**Problem:**
Set the listing down again exactly, please, apart from its pictures.

**Collected data:**
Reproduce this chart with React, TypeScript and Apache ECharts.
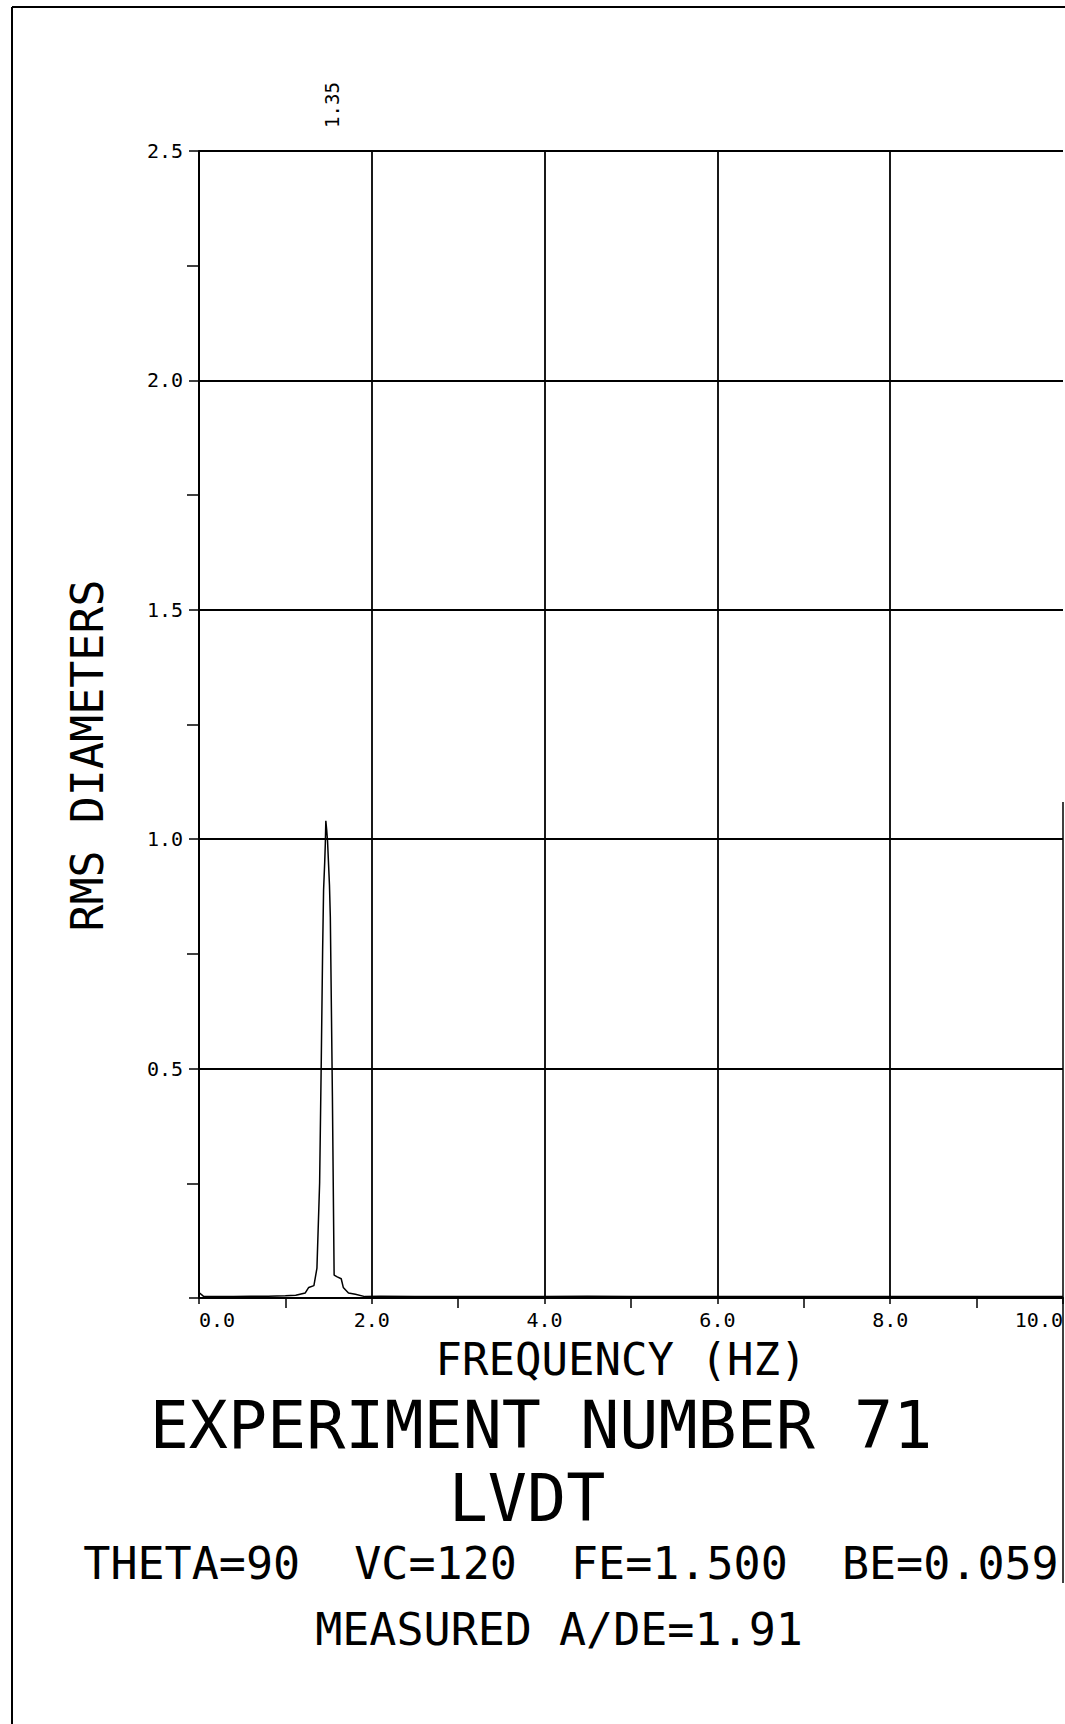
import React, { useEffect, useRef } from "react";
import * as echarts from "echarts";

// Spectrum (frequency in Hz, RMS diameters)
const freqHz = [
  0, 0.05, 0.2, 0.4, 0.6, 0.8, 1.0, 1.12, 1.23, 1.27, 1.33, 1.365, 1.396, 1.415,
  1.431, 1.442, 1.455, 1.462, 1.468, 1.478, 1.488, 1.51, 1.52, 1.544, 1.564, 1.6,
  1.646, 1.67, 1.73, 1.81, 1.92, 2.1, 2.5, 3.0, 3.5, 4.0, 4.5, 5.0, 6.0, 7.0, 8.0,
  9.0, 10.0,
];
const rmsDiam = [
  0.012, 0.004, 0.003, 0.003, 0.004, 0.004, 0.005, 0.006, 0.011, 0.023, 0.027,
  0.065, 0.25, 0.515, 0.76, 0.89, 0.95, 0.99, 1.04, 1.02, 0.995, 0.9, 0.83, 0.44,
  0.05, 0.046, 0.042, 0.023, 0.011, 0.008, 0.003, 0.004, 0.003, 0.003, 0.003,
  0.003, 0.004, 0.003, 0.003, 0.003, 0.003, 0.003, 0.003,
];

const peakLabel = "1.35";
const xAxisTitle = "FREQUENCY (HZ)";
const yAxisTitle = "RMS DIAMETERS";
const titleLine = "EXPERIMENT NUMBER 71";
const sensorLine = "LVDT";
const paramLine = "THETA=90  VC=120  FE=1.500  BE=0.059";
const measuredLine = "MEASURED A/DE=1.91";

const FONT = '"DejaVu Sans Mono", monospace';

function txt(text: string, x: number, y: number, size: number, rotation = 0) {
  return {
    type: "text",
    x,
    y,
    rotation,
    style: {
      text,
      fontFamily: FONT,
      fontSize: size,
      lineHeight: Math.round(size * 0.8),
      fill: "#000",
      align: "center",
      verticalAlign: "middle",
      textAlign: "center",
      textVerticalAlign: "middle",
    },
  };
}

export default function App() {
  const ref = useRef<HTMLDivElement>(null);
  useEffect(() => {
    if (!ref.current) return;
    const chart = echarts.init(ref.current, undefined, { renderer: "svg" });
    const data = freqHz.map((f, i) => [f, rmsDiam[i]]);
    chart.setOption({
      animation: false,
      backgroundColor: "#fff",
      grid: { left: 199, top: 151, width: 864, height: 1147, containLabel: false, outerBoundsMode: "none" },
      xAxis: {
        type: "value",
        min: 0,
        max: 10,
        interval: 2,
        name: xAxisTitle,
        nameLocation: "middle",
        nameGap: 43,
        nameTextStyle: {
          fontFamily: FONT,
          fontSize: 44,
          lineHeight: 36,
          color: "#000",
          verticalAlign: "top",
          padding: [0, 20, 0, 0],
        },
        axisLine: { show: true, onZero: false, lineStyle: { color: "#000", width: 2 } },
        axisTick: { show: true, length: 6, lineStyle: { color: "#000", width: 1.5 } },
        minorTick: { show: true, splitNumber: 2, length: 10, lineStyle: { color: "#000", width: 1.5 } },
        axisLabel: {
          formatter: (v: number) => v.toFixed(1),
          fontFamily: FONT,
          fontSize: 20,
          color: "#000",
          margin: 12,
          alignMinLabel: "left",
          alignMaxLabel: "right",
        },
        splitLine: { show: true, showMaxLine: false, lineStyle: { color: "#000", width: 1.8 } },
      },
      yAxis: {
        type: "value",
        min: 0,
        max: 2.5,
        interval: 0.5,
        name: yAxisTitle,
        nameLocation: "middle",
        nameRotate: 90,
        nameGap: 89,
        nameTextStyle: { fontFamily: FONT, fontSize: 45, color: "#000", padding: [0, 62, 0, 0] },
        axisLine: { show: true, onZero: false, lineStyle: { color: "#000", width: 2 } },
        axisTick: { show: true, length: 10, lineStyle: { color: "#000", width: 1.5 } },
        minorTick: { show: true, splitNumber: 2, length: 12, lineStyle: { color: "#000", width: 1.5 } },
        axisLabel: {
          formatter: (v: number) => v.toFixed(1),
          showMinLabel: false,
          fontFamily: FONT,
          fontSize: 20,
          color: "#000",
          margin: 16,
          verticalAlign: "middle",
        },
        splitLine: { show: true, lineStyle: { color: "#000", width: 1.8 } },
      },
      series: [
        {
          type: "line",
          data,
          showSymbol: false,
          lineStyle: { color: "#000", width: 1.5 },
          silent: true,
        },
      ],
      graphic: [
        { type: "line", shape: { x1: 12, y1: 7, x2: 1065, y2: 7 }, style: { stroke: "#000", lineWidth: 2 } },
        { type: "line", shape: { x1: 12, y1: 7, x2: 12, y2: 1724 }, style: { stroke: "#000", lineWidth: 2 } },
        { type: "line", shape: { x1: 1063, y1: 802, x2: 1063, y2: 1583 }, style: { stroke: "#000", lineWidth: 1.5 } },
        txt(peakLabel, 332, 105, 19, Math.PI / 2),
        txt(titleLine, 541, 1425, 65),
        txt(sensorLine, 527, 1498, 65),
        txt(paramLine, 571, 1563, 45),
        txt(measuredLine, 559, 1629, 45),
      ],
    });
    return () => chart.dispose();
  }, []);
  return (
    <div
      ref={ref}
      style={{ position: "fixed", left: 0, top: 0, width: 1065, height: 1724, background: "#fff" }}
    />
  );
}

**Task output:**
Reproduce this chart with React, TypeScript and Apache ECharts.
import React, { useEffect, useRef } from "react";
import * as echarts from "echarts";

// Spectrum (frequency in Hz, RMS diameters)
const freqHz = [
  0, 0.05, 0.2, 0.4, 0.6, 0.8, 1.0, 1.12, 1.23, 1.27, 1.33, 1.365, 1.396, 1.415,
  1.431, 1.442, 1.455, 1.462, 1.468, 1.478, 1.488, 1.51, 1.52, 1.544, 1.564, 1.6,
  1.646, 1.67, 1.73, 1.81, 1.92, 2.1, 2.5, 3.0, 3.5, 4.0, 4.5, 5.0, 6.0, 7.0, 8.0,
  9.0, 10.0,
];
const rmsDiam = [
  0.012, 0.004, 0.003, 0.003, 0.004, 0.004, 0.005, 0.006, 0.011, 0.023, 0.027,
  0.065, 0.25, 0.515, 0.76, 0.89, 0.95, 0.99, 1.04, 1.02, 0.995, 0.9, 0.83, 0.44,
  0.05, 0.046, 0.042, 0.023, 0.011, 0.008, 0.003, 0.004, 0.003, 0.003, 0.003,
  0.003, 0.004, 0.003, 0.003, 0.003, 0.003, 0.003, 0.003,
];

const peakLabel = "1.35";
const xAxisTitle = "FREQUENCY (HZ)";
const yAxisTitle = "RMS DIAMETERS";
const titleLine = "EXPERIMENT NUMBER 71";
const sensorLine = "LVDT";
const paramLine = "THETA=90  VC=120  FE=1.500  BE=0.059";
const measuredLine = "MEASURED A/DE=1.91";

const FONT = '"DejaVu Sans Mono", monospace';

function txt(text: string, x: number, y: number, size: number, rotation = 0) {
  return {
    type: "text",
    x,
    y,
    rotation,
    style: {
      text,
      fontFamily: FONT,
      fontSize: size,
      lineHeight: Math.round(size * 0.8),
      fill: "#000",
      align: "center",
      verticalAlign: "middle",
      textAlign: "center",
      textVerticalAlign: "middle",
    },
  };
}

export default function App() {
  const ref = useRef<HTMLDivElement>(null);
  useEffect(() => {
    if (!ref.current) return;
    const chart = echarts.init(ref.current, undefined, { renderer: "svg" });
    const data = freqHz.map((f, i) => [f, rmsDiam[i]]);
    chart.setOption({
      animation: false,
      backgroundColor: "#fff",
      grid: { left: 199, top: 151, width: 864, height: 1147, containLabel: false, outerBoundsMode: "none" },
      xAxis: {
        type: "value",
        min: 0,
        max: 10,
        interval: 2,
        name: xAxisTitle,
        nameLocation: "middle",
        nameGap: 43,
        nameTextStyle: {
          fontFamily: FONT,
          fontSize: 44,
          lineHeight: 36,
          color: "#000",
          verticalAlign: "top",
          padding: [0, 20, 0, 0],
        },
        axisLine: { show: true, onZero: false, lineStyle: { color: "#000", width: 2 } },
        axisTick: { show: true, length: 6, lineStyle: { color: "#000", width: 1.5 } },
        minorTick: { show: true, splitNumber: 2, length: 10, lineStyle: { color: "#000", width: 1.5 } },
        axisLabel: {
          formatter: (v: number) => v.toFixed(1),
          fontFamily: FONT,
          fontSize: 20,
          color: "#000",
          margin: 12,
          alignMinLabel: "left",
          alignMaxLabel: "right",
        },
        splitLine: { show: true, showMaxLine: false, lineStyle: { color: "#000", width: 1.8 } },
      },
      yAxis: {
        type: "value",
        min: 0,
        max: 2.5,
        interval: 0.5,
        name: yAxisTitle,
        nameLocation: "middle",
        nameRotate: 90,
        nameGap: 89,
        nameTextStyle: { fontFamily: FONT, fontSize: 45, color: "#000", padding: [0, 62, 0, 0] },
        axisLine: { show: true, onZero: false, lineStyle: { color: "#000", width: 2 } },
        axisTick: { show: true, length: 10, lineStyle: { color: "#000", width: 1.5 } },
        minorTick: { show: true, splitNumber: 2, length: 12, lineStyle: { color: "#000", width: 1.5 } },
        axisLabel: {
          formatter: (v: number) => v.toFixed(1),
          showMinLabel: false,
          fontFamily: FONT,
          fontSize: 20,
          color: "#000",
          margin: 16,
          verticalAlign: "middle",
        },
        splitLine: { show: true, lineStyle: { color: "#000", width: 1.8 } },
      },
      series: [
        {
          type: "line",
          data,
          showSymbol: false,
          lineStyle: { color: "#000", width: 1.5 },
          silent: true,
        },
      ],
      graphic: [
        { type: "line", shape: { x1: 12, y1: 7, x2: 1065, y2: 7 }, style: { stroke: "#000", lineWidth: 2 } },
        { type: "line", shape: { x1: 12, y1: 7, x2: 12, y2: 1724 }, style: { stroke: "#000", lineWidth: 2 } },
        { type: "line", shape: { x1: 1063, y1: 802, x2: 1063, y2: 1583 }, style: { stroke: "#000", lineWidth: 1.5 } },
        txt(peakLabel, 332, 105, 19, Math.PI / 2),
        txt(titleLine, 541, 1425, 65),
        txt(sensorLine, 527, 1498, 65),
        txt(paramLine, 571, 1563, 45),
        txt(measuredLine, 559, 1629, 45),
      ],
    });
    return () => chart.dispose();
  }, []);
  return (
    <div
      ref={ref}
      style={{ position: "fixed", left: 0, top: 0, width: 1065, height: 1724, background: "#fff" }}
    />
  );
}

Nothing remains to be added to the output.